Hz. Mevlana'nın mürşit kitap olan Mesnevi'sinde, içerisinde pek çok hikmetler içeren şöyle bir hikâye anlatır:
“Hakim-i Gaznevi buyurmuştur ki;
Tayla anası beraber su içerlerken, seyisler, onlar suya meyletsinler diye, ıslık çalarlardı. Tay, bu ıslığı duyunca ürküp su içmedi.
Anası, “Ey tay! Niçin sudan korkup içmiyorsun?” diye sorunca o,
“Bu güruh ıslık çalıyor, sesleri ürkmeme sebep oldu. Kendimden geçip kalbim titredi. Korkum onların hep birlikte bağırmalarındandır.” Dedi.
Anası da:
“Cihan bu karar üzredir. Yeryüzünde herkes bir iş yapar. Sen de ey akıllı yavrum! İşine bak. Sakalını yolunmadan önce bağla. Vakit dar, su akıp gidiyor. Ayrılıktan evvel canını doyur. Ab-ı hayatla dolu olan ırmaktan iç. O suyla senden bitkiler bitsin.”

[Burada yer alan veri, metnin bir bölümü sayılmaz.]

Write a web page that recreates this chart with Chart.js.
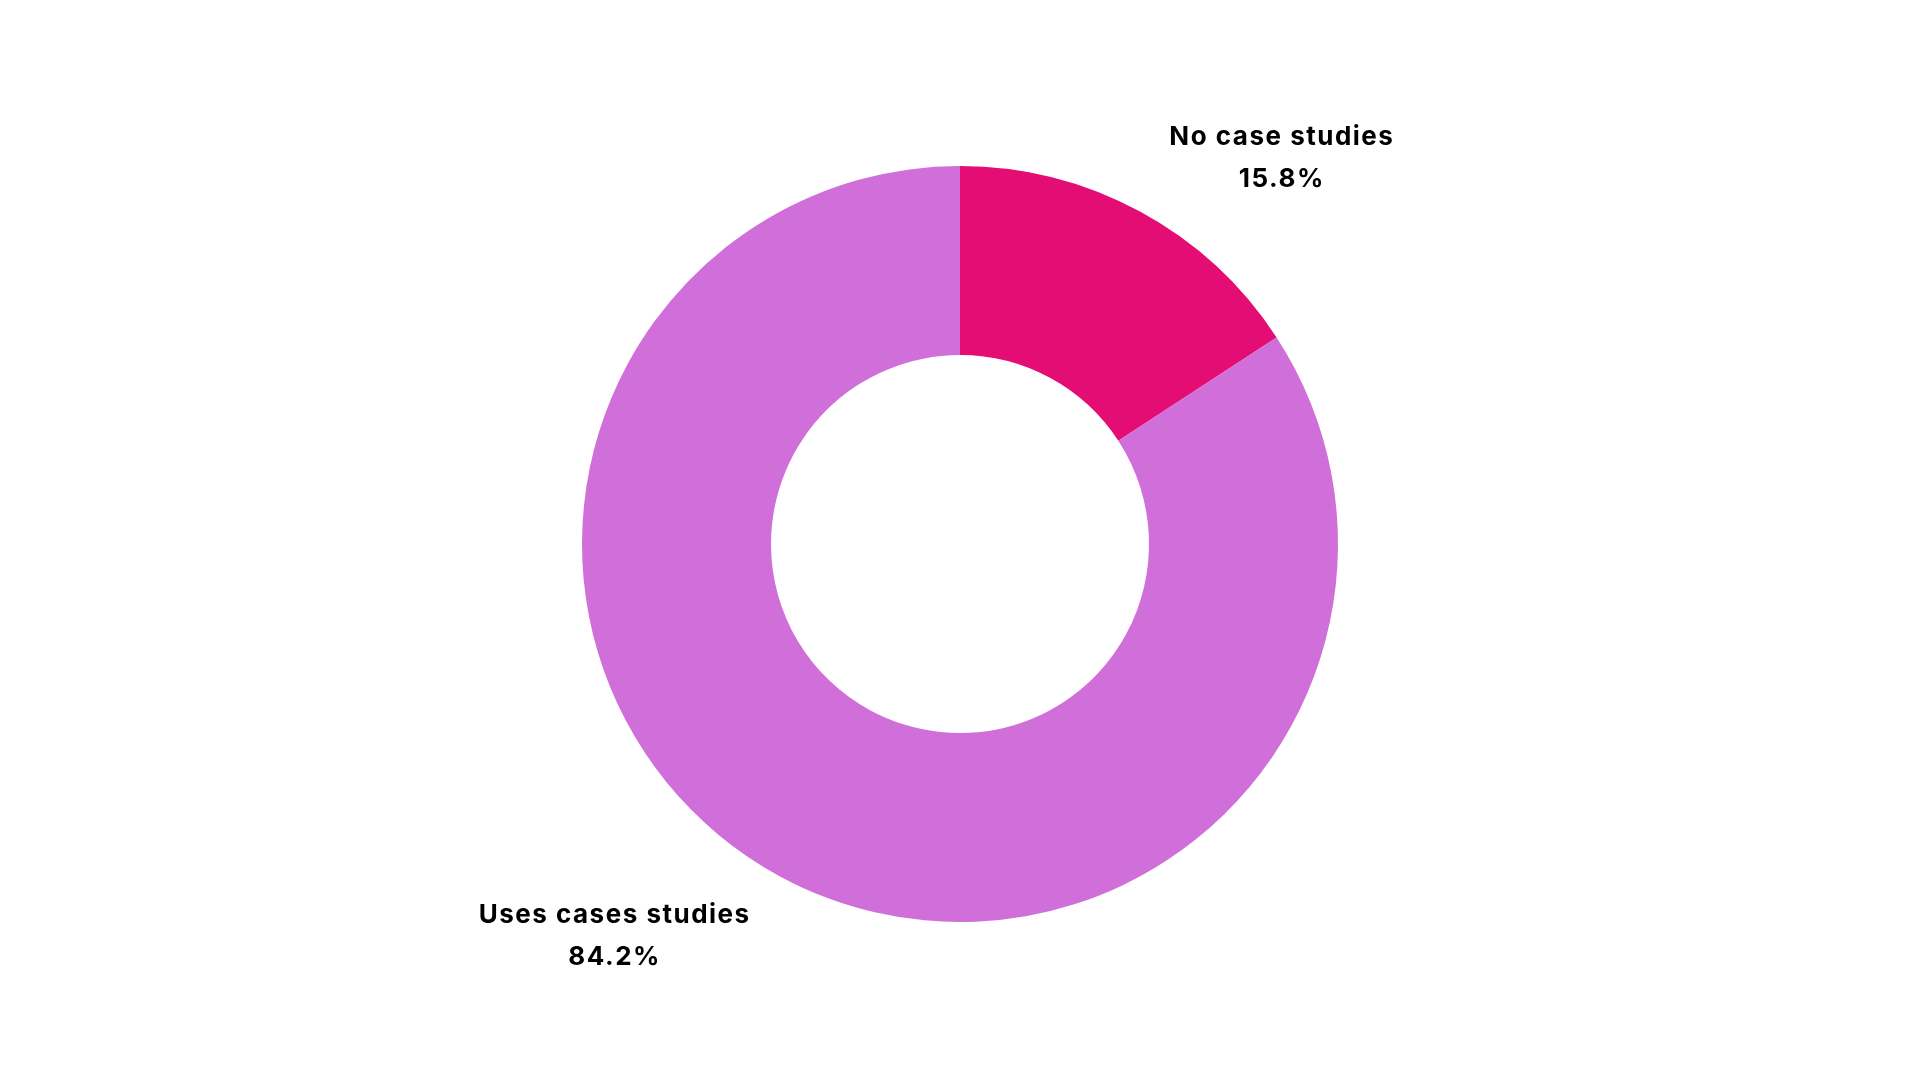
<!DOCTYPE html>
<html>
<head>
<meta charset="utf-8">
<script src="https://cdn.jsdelivr.net/npm/chart.js@4.4.1/dist/chart.umd.min.js"></script>
<style>
  html, body { margin: 0; padding: 0; background: #fff; }
  #wrap { width: 1920px; height: 1080px; }
</style>
</head>
<body>
<div id="wrap"><canvas id="donut" width="1920" height="1080"></canvas></div>
<script>
// chart data
const labels = ['No case studies', 'Uses cases studies'];
const values = [15.8, 84.2];
const colors = ['#E30D74', '#D06FDA'];

const labelFont = '700 26px Inter, "Noto Sans", sans-serif';

// draws the two-line labels outside each slice, plotly style
const outsideLabels = {
    id: 'outsideLabels',
    afterDatasetsDraw(chart) {
        const ctx = chart.ctx;
        const meta = chart.getDatasetMeta(0);
        ctx.save();
        ctx.font = labelFont;
        ctx.letterSpacing = '1.5px';
        ctx.fillStyle = '#000';
        ctx.textBaseline = 'alphabetic';
        ctx.textAlign = 'center';
        meta.data.forEach((arc, i) => {
            const p = arc.getProps(['x', 'y', 'startAngle', 'endAngle', 'outerRadius'], true);
            const mid = (p.startAngle + p.endAngle) / 2;
            const r = p.outerRadius + 28;
            const right = Math.cos(mid) >= 0;
            const px = p.x + Math.cos(mid) * r + (right ? 16 : -16);
            const py = p.y + Math.sin(mid) * r;
            const lines = [labels[i], values[i].toFixed(1) + '%'];
            const w = Math.max(...lines.map(l => ctx.measureText(l).width));
            const left = right ? px : px - w;
            const top = Math.sin(mid) < 0 ? py - 64 : py;
            ctx.fillText(lines[0], left + w / 2, top + 22);
            ctx.fillText(lines[1], left + w / 2, top + 64);
        });
        ctx.restore();
    }
};

new Chart(document.getElementById('donut'), {
    type: 'doughnut',
    data: {
        labels: labels,
        datasets: [{
            data: values,
            backgroundColor: colors,
            borderWidth: 0
        }]
    },
    options: {
        responsive: false,
        animation: false,
        cutout: '50%',
        layout: { padding: { top: 166, bottom: 158 } },
        plugins: {
            legend: { display: false },
            tooltip: { enabled: false }
        }
    },
    plugins: [outsideLabels]
});
</script>
</body>
</html>
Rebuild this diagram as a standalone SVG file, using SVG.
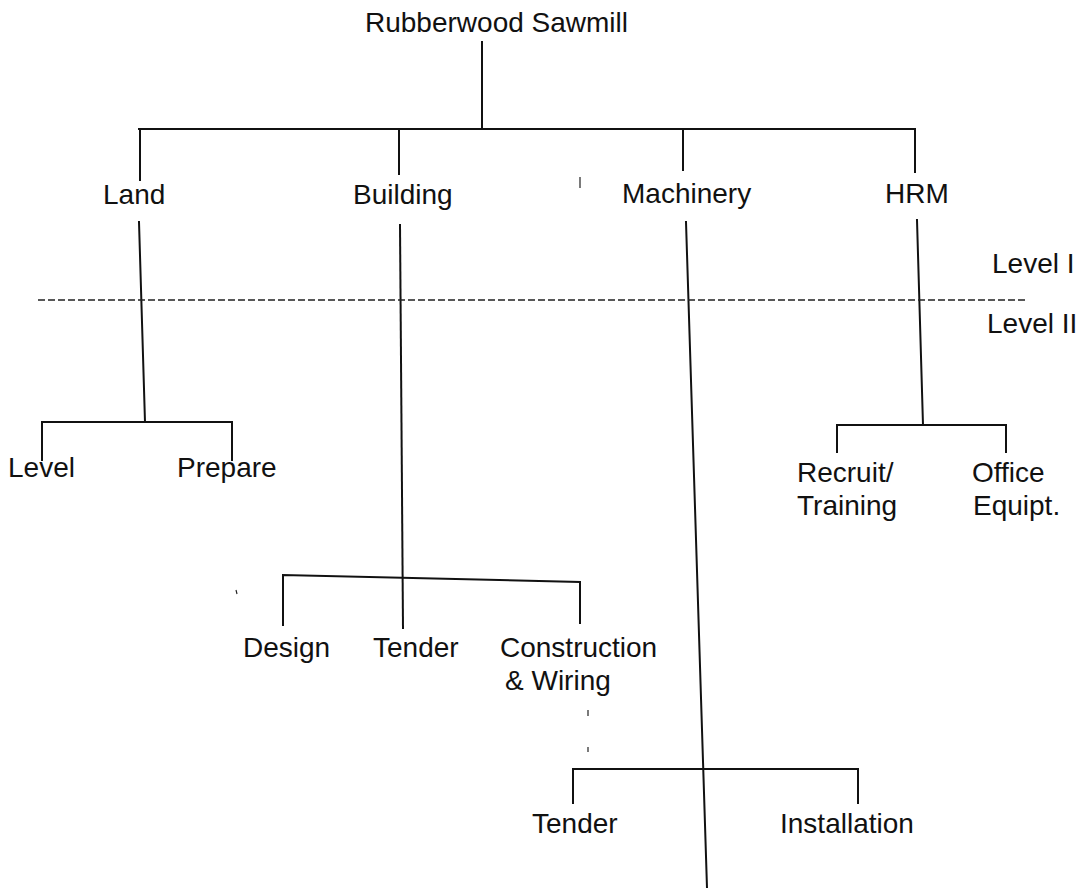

Velilerin sözleri ab-ı hayattır. Ey gafil susuz! Haydi gel. Suyu görmüyorsan da bari körler gibi testini ırmağa daldır. Madem ırmakta suyun mevcut olduğunu işittin, köre, taklitle iş yapmak caizdir.
Testini ırmağa daldır, o zaman onun ağırlaştığını görürsün. Ağırlaştığını görünce inanırsın. Gönül de kuru taklitten kurtulur. Kör, ırmağın suyunu açıkça görmezse de testinin ağırlaşmasından onun su olduğunu anlar. Çünkü testi, ırmaktan suyla dolup hafifken ağırlaştı.
Önce her rüzgar, beni alıp götürdü, artık gönül cömert suya ulaştı, götüremez.
Sefih kimseler, heveslerine mağlup olurlar. Çünkü onlarının kuvvetlerinin temkini yoktur.
Şerli kimseler lengersiz (çapa) gemi gibidirler. Zararlı rüzgarlardan tehlikeye düşerler. İnsan, akıllılar lengeri ile emniyet bulur. Hemen bir akıl lengeri dilen!
Akıllılar, kerem denizinin inci hazinesinden aklın yardımını alırlar. Bu yardımlarla gönül, hünerler kazanır. Gönülden de gözler aydınlanır. Zira nur, göze gönülden gelir. Nursuz gönül, şer yuvasıdır. Akıl, gönlü nurlandırırsa, gözler de gönülden nurlanır. Gönle gelen vahyi, doğru sözlülüğü, gökten inen mübarek su bil!
Tay gibi bizde ırmaktan su içip kınayıcı vesveseciden yana bakmayız.
Enbiyanın izinde yol al. Halkın kınaması heva ve hevestir, aldırma!
Hak yolunun erleri, köpek havlamalarıyla yollarından geri kalmazlar.” (3.cilt, beyit:4333 vd.)
Ehlullah bu hikayeyi şöyle açıklar:
“Burada geçen “tay”dan maksat; Hakk yoluna yeni düşmüş derviştir. Ana kısrak da; mürşidi göstermektedir. Allah"ın kelamına, velilerin sözlerine itiraz edenler, aklı ermeyen kişilerdir. Mürşid dervişine diyor ki: “Gönlünün yeşermesi, orada iman ve aşk çiçeklerinin açması için, Allah"ın ve velilerin ab-ı hayat olan sözlerine kulak ver.”
Hz. Mevlana velilerin sözlerini ab-ı hayata, kendilerini de içinde ab-ı hayat akan dereye benzetmektedir. Burada buyuruyor ki; “Ey gafil, mademki velilerin deresinde su olduğunu işittin; göremezsen bile körler gibi testini getir, dereye daldır. Su bulunduğunu, testinin dolup ağırlaşmasından anlarsın.”